Three types of state taxes on recreational cannabis exist to date. There’s a standard 2.9 percent sales tax, a 10 percent special marijuana sales tax and a 15 percent excise tax on wholesale transfers. In 2014, total marijuana revenue was $76.2 million.

There’s been so much tax money coming in, last year Colorado saw excess. Voters rejected a tax refund in November 2015, deciding to let the state spend the excess of cannabis taxes. The secretary of state website incorrectly reported the first returns, causing an excess of $66 million. The measure sent $40 million to schools, $12 million to law enforcement and substance-abuse programs and $14.1 million into discretionary accounts controlled by lawmakers.
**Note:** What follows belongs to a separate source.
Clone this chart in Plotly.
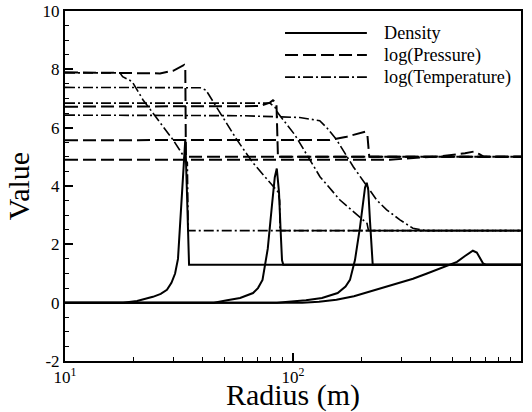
import plotly.graph_objects as go

# ---------------- data ----------------
# Density (solid), four snapshots
r_dens_1 = [10, 18.0, 20.7, 24.3, 26.3, 28.0, 29.3, 30.4, 31.3, 31.9, 32.6, 33.2, 33.7, 34.2, 34.6, 35.0, 1000]
dens_1 = [0, 0, 0.06, 0.2, 0.3, 0.44, 0.68, 1.0, 1.5, 2.5, 3.8, 5.0, 5.6, 4.0, 2.0, 1.3, 1.3]
r_dens_2 = [10, 45, 51.4, 58.6, 66.8, 70.2, 73.5, 77.5, 81.0, 83.2, 84.9, 86.8, 88.1, 89.5, 90.7, 1000]
dens_2 = [0, 0, 0.08, 0.16, 0.33, 0.5, 0.78, 1.85, 3.4, 4.3, 4.6, 3.8, 2.6, 1.45, 1.3, 1.3]
r_dens_3 = [10, 85, 114, 134, 157, 170, 177.8, 187, 196.8, 202.9, 207, 210.6, 213.9, 217.6, 221.3, 223.7, 1000]
dens_3 = [0, 0, 0.08, 0.16, 0.33, 0.55, 0.78, 1.46, 2.6, 3.5, 3.95, 4.11, 3.86, 2.8, 1.7, 1.3, 1.3]
r_dens_4 = [10, 110, 130, 155, 185, 215, 255, 295, 336, 387, 441, 524, 568, 615, 640, 660, 681, 700, 1000]
dens_4 = [0, 0, 0.03, 0.1, 0.22, 0.37, 0.55, 0.7, 0.82, 1.0, 1.17, 1.4, 1.6, 1.78, 1.72, 1.55, 1.35, 1.3, 1.3]

# log(Pressure) (dashed)
r_pres_1 = [10, 23.6, 26.1, 29.8, 32.6, 33.3, 33.7, 33.9, 1000]
pres_1 = [7.9, 7.88, 7.86, 7.95, 8.09, 8.15, 8.0, 5.0, 5.0]
r_pres_2 = [10, 62.9, 71.6, 79.2, 81.7, 84.6, 85.9, 1000]
pres_2 = [6.72, 6.72, 6.74, 6.86, 6.94, 6.85, 5.0, 5.0]
r_pres_3 = [10, 145, 172, 207, 212, 216, 1000]
pres_3 = [5.57, 5.58, 5.69, 5.86, 5.75, 5.0, 5.0]
r_pres_4 = [10, 266, 326, 441, 568, 621, 654, 688, 1000]
pres_4 = [4.9, 4.9, 4.95, 5.02, 5.12, 5.18, 5.1, 5.0, 5.0]

# log(Temperature) (dash-dot)
r_temp_1 = [10, 17.4, 17.9, 19.7, 22.0, 26.1, 29.8, 32.9, 34.4, 34.7, 1000]
temp_1 = [7.88, 7.88, 7.75, 7.58, 6.95, 6.16, 5.58, 5.06, 4.8, 2.47, 2.47]
r_temp_2 = [10, 39.1, 41.5, 44.2, 56.8, 66.8, 79.2, 85.9, 87.4, 87.7, 1000]
temp_2 = [7.38, 7.37, 7.29, 6.95, 5.58, 4.79, 4.1, 3.8, 3.5, 2.47, 2.47]
r_temp_3 = [10, 79.2, 83.4, 85.9, 102, 115, 131.3, 160.7, 196.8, 211.2, 214.4, 1000]
temp_3 = [6.84, 6.84, 6.7, 6.5, 5.75, 5.05, 4.32, 3.52, 2.95, 2.72, 2.47, 2.47]
r_temp_4 = [10, 60, 107, 131, 141, 155.5, 183.8, 211, 232.8, 257.6, 294.5, 335.7, 385, 1000]
temp_4 = [6.43, 6.41, 6.35, 6.24, 5.99, 5.58, 4.66, 3.98, 3.52, 3.18, 2.84, 2.55, 2.47, 2.47]

x_tickvals = [10, 100, 1000]
x_ticktext = ["10<sup>1</sup>", "10<sup>2</sup>", "10<sup>3</sup>"]
y_tickvals = [-2, 0, 2, 4, 6, 8, 10]
y_ticktext = ["-2", "0", "2", "4", "6", "8", "10"]

legend_names = ["Density", "log(Pressure)", "log(Temperature)"]

# ---------------- styles ----------------
FONT = "Liberation Serif"
DASH_P = "13px,5px"
DASH_T = "10px,3px,2px,3px"
styles = [dict(color="black", width=2, dash="solid"),
          dict(color="black", width=2, dash=DASH_P),
          dict(color="black", width=1.6, dash=DASH_T)]

fig = go.Figure()
groups = [
    [(r_dens_1, dens_1), (r_dens_2, dens_2), (r_dens_3, dens_3), (r_dens_4, dens_4)],
    [(r_pres_1, pres_1), (r_pres_2, pres_2), (r_pres_3, pres_3), (r_pres_4, pres_4)],
    [(r_temp_1, temp_1), (r_temp_2, temp_2), (r_temp_3, temp_3), (r_temp_4, temp_4)],
]
for gi, grp in enumerate(groups):
    for (rr, vv) in grp:
        fig.add_trace(go.Scatter(x=rr, y=vv, mode="lines", line=styles[gi],
                                 showlegend=False, hoverinfo="skip"))

# manual legend (line samples + labels), paper coordinates
leg_y = [0.937, 0.874, 0.811]
for i, name in enumerate(legend_names):
    fig.add_shape(type="line", xref="paper", yref="paper",
                  x0=0.4825, x1=0.662, y0=leg_y[i], y1=leg_y[i], line=styles[i])
    fig.add_annotation(xref="paper", yref="paper", x=0.695, y=leg_y[i],
                       text=name, showarrow=False, xanchor="left", yanchor="middle",
                       font=dict(family=FONT, size=18.2, color="black"))

axis_common = dict(showline=True, linecolor="black", linewidth=2, mirror=True,
                   ticks="inside", ticklen=8, tickwidth=1.5, tickcolor="black",
                   showgrid=False, zeroline=False,
                   tickfont=dict(family=FONT, size=17, color="black"))

fig.update_xaxes(type="log", range=[1, 3], tickvals=x_tickvals, ticktext=x_ticktext,
                 minor=dict(ticks="inside", ticklen=4, tickwidth=1, tickcolor="black",
                            dtick="D1", showgrid=False),
                 title=dict(text="Radius (m)", font=dict(family=FONT, size=30, color="black"),
                            standoff=2),
                 automargin=False, **axis_common)
fig.update_yaxes(range=[-2, 10], tickvals=y_tickvals, ticktext=y_ticktext,
                 minor=dict(ticks="inside", ticklen=4, tickwidth=1, tickcolor="black",
                            dtick=0.5, tick0=0, showgrid=False),
                 title=dict(text="Value", font=dict(family=FONT, size=30, color="black"),
                            standoff=4),
                 automargin=False, **axis_common)

fig.update_layout(width=532, height=412,
                  margin=dict(l=65, r=11, t=11, b=51),
                  paper_bgcolor="white", plot_bgcolor="white",
                  font=dict(family=FONT, color="black"))

fig.write_html("out.html")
Obviously the $40 million going to schools was great, but what about the other $26 million dedicated to law enforcement, abuse programs and state discretionary spending? Are these treatment programs based on facts, or trotting out debunked D.A.R.E. rhetoric and scare tactics? Would the excess in tax money have been better off going back to the taxpayers, growers and customers? These are important questions that Colorado residents should be asking themselves, as it seems there hasn’t been much media coverage of budget spending accountability since the vote to let the state keep the tax money.

“It’s crazy how much revenue our state used to flush down the drain by forcing marijuana sales into the underground market,” Mason Tvert, director of communications for the Marijuana Policy Project, said in a statement. “It’s even crazier that so many states are still doing it. Tax revenue is just one of many good reasons to replace marijuana prohibition with a system of regulation.”

Tvert was also a co-director of the campaign in support of the 2012 initiative to regulate and tax cannabis like alcohol in Colorado.

The legal cannabis industry is still emerging in Colorado and in the U.S. as a whole. Hopefully moving forward, lawmakers will continue efforts to be as transparent as possible with tax collection, budgets and discretionary spending. The future of many business owners and cannabis professionals depends on it.

What do you think? Are cannabis taxes too high or just right? What could be done instead?